1982 - DOW was at 2,500 apprx.
the decline was slow and continuous for 17 years. The cliche I'm in it for the long run was a death wish.
You might get lucky and make money one year if you put in and pull out just right but your claim of buying low and selling high is pure gambling, nothing else, ridiculous.
and that's from an online bank. More commonly it's 1% or less.
The inflation rate for 2020 was 2.7% (thanks to Trump's trade wars). Thus, keeping money in a bank in the USA loses you money, especially if you compare it to the stock market.
If the market indices were to drop by say 40%, on average, I'd jump back in from cash right away. And after a recovery of 10 to 20 % to previous overbought levels, I'd run away with my tail tucked between my legs. As I've done before. So as to respect my gratitude and fears, rather than the greed in all of us.
Even though with my cheap guy-self sufficient lifestyle, I really think any more gains these days, with near negative interest rates and low inflation, are truly superfluous. You heard it here first.
If the market drops 40% quickly,theres a very grave, even fatal reason for it. No one has a crystal ball.
Is it also true that the stock market is being controlled by some sort of entity?
This is a controversial topic. The popular lore says that gold is inversely correlated to the stock markets which is a fancy way of saying that when the stocks are up gold is down and visa versa. But the best studies on this issue show that there is almost no correlation at all between stocks and gold over long periods. So that's why you observe periods like the current one when both are up at the same time.
Depends on what you mean by "controlled."

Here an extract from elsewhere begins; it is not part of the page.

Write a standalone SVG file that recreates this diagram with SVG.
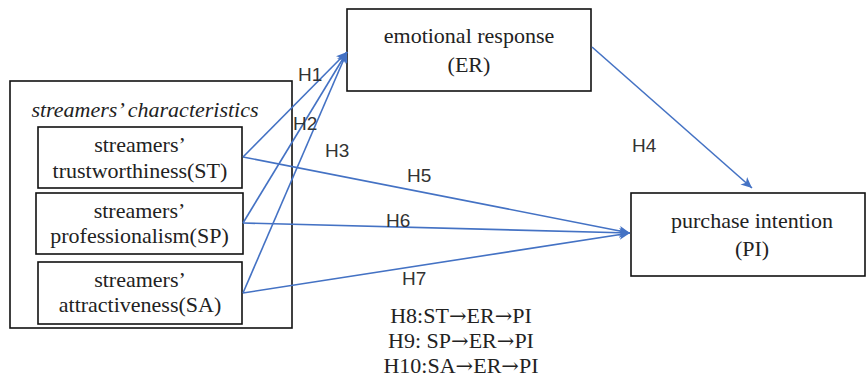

If you mean is it regulated, then the answer is yes. In all countries that have stock markets they are regulated by their respective governments.
If you mean is there some master puppeteer in the sky pulling the strings that control the prices of individual stocks the answer is no. Prices are largely determined by the principle of supply and demand based on millions of individual investors who buy or sell stocks.
So?
Where else are you going to put your money if that happens? Socialist Venezuelan bolívars? with a 500,000% inflation rate where you need to double your money every 4 seconds just to keep up with it?
It doesn't matter how far down the American stock indices fall, the only thing that matters is how it compares with other investments. It's only the RELATIVE performance that matters. And as all of the history of the US stock markets has demonstrated, there is no better investment in the long run that the US stock markets. It doesn't matter if they are up or down. They have always been the best place to invest for the long term.
The only investment that is worse than investing in the US stock market is all the other ones.
I will say though....you want to talk about perfect timing with the internet tax that most states have enacted.
...anyway
Some people say that the elite rich are the ones that are really reaping the benefits now. Afterall, what middle class person can afford to buy stocks at these prices? I heard they sell fractional stock now.
I will just say again, I don't think this is the stock market I used to somewhat know about 8 or so years ago. I appreciate your information. Thank you.
With all the unemployment and all...the plundering might be coming to an end.